--- START Data rows ---
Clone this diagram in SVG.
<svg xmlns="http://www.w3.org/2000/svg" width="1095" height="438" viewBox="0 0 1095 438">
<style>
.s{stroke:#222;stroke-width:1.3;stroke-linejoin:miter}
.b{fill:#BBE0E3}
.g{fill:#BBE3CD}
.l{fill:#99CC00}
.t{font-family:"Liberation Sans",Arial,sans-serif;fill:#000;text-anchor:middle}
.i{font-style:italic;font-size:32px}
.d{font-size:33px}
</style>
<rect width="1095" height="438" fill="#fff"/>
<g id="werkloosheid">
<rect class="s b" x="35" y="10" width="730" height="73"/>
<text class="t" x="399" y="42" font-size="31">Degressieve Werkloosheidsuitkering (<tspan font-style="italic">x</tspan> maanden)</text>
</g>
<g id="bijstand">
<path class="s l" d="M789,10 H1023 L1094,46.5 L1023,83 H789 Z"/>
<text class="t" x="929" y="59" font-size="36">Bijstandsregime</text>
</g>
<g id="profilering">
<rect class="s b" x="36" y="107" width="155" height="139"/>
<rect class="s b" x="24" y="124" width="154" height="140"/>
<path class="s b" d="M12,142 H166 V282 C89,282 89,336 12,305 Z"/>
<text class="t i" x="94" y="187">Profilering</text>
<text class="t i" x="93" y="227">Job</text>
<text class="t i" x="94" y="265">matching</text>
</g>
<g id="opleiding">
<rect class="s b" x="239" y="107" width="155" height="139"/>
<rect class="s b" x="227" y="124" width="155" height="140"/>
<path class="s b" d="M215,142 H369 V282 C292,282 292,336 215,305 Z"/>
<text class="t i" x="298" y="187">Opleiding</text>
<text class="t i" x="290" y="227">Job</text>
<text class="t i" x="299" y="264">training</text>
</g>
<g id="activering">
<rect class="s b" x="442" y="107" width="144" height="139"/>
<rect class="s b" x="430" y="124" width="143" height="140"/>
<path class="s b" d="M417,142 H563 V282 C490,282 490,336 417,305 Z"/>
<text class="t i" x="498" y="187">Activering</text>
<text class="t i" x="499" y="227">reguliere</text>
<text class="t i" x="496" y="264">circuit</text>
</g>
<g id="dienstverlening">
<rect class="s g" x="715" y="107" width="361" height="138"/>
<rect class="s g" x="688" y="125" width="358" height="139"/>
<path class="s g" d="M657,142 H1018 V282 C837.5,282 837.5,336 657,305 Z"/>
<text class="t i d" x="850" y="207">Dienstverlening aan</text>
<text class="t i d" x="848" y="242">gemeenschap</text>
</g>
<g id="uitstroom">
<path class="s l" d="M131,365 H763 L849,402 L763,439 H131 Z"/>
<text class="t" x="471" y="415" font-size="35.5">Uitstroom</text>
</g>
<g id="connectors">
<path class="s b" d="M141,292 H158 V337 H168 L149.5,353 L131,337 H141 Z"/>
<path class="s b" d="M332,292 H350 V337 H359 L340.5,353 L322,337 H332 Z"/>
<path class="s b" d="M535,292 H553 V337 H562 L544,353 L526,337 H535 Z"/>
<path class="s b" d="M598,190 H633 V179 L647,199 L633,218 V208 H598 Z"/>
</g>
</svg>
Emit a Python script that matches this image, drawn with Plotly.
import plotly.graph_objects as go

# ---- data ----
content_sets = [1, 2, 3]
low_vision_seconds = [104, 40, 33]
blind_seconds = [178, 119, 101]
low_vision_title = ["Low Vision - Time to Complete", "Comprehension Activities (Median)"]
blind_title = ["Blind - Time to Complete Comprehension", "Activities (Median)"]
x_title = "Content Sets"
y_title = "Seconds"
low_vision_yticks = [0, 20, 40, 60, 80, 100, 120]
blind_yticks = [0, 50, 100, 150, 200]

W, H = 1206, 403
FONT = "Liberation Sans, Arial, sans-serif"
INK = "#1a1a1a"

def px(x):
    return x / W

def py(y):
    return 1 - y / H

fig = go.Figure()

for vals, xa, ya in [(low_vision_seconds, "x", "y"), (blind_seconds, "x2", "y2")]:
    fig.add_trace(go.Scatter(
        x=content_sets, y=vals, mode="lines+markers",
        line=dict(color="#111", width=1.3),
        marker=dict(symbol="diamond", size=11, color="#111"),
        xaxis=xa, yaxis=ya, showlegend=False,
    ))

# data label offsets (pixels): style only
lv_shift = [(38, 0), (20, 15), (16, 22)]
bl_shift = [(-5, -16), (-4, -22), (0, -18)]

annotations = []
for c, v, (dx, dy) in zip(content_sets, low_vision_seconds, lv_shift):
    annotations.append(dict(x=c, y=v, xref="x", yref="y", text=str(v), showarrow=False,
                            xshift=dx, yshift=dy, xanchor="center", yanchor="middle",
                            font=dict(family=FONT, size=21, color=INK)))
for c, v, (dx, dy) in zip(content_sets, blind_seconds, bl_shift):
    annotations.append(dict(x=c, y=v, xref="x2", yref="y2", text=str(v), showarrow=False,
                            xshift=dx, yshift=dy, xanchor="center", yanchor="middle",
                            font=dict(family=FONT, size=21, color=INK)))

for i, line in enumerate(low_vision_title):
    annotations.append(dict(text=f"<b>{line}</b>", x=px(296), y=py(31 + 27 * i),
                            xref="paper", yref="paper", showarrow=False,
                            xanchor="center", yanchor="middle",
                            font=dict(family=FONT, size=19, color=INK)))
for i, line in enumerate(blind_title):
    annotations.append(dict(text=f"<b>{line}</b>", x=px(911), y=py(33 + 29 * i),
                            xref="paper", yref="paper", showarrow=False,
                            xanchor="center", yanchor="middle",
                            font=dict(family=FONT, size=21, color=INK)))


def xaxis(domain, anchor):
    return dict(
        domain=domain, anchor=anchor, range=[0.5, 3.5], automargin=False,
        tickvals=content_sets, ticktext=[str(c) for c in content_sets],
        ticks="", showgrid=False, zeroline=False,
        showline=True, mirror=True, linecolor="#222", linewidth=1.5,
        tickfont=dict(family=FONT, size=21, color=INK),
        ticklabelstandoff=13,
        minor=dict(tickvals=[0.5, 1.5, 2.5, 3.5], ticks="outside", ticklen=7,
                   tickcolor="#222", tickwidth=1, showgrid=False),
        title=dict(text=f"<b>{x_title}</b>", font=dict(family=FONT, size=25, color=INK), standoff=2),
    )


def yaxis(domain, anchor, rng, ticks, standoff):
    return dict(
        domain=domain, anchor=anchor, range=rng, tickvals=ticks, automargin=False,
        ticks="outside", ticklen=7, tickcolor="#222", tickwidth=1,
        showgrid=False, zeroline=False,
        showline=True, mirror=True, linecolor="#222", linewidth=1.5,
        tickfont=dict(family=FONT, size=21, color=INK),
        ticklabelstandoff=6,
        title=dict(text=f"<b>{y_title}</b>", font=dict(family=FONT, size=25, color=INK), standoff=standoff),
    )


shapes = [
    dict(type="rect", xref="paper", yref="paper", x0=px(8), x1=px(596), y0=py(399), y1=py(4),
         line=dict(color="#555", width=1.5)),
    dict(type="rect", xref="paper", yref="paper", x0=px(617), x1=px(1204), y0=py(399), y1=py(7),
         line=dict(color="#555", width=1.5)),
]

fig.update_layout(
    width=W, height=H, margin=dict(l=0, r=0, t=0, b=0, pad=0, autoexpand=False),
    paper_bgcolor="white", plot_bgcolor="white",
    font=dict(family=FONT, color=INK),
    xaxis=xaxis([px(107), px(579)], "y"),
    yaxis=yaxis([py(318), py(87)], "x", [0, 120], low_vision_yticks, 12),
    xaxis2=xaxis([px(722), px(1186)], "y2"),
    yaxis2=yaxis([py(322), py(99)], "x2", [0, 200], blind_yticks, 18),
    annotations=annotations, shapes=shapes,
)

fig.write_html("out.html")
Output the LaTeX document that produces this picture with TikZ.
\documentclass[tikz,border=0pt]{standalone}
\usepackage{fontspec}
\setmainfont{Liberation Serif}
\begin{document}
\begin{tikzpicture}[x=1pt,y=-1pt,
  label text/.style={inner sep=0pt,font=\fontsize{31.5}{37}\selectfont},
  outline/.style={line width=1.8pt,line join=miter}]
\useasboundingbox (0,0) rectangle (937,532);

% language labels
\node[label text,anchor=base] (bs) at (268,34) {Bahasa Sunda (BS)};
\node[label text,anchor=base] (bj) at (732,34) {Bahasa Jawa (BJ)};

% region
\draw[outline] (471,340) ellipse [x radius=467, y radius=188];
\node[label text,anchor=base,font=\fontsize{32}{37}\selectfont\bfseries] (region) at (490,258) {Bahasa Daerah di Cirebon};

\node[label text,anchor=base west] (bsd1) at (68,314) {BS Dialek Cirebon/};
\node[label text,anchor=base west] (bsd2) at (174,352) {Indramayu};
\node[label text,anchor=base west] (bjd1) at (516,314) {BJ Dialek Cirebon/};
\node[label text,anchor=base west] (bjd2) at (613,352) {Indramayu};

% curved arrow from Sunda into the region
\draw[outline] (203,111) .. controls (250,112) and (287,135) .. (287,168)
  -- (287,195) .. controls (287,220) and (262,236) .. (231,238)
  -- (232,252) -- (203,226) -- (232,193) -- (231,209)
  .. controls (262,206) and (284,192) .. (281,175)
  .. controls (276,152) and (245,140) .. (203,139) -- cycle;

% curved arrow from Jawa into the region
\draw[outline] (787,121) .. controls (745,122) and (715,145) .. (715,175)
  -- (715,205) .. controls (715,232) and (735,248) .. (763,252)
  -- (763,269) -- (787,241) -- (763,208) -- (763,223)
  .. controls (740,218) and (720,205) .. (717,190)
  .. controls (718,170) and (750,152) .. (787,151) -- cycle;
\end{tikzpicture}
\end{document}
--- END Data rows ---
Instructions for the task:
Using the entries shown above, reproduce verbatim the lines from the line bearing "Emit a Python" to the line bearing "import plotly.graph_objects as go", inclusive.

Final result:
Emit a Python script that matches this image, drawn with Plotly.
import plotly.graph_objects as go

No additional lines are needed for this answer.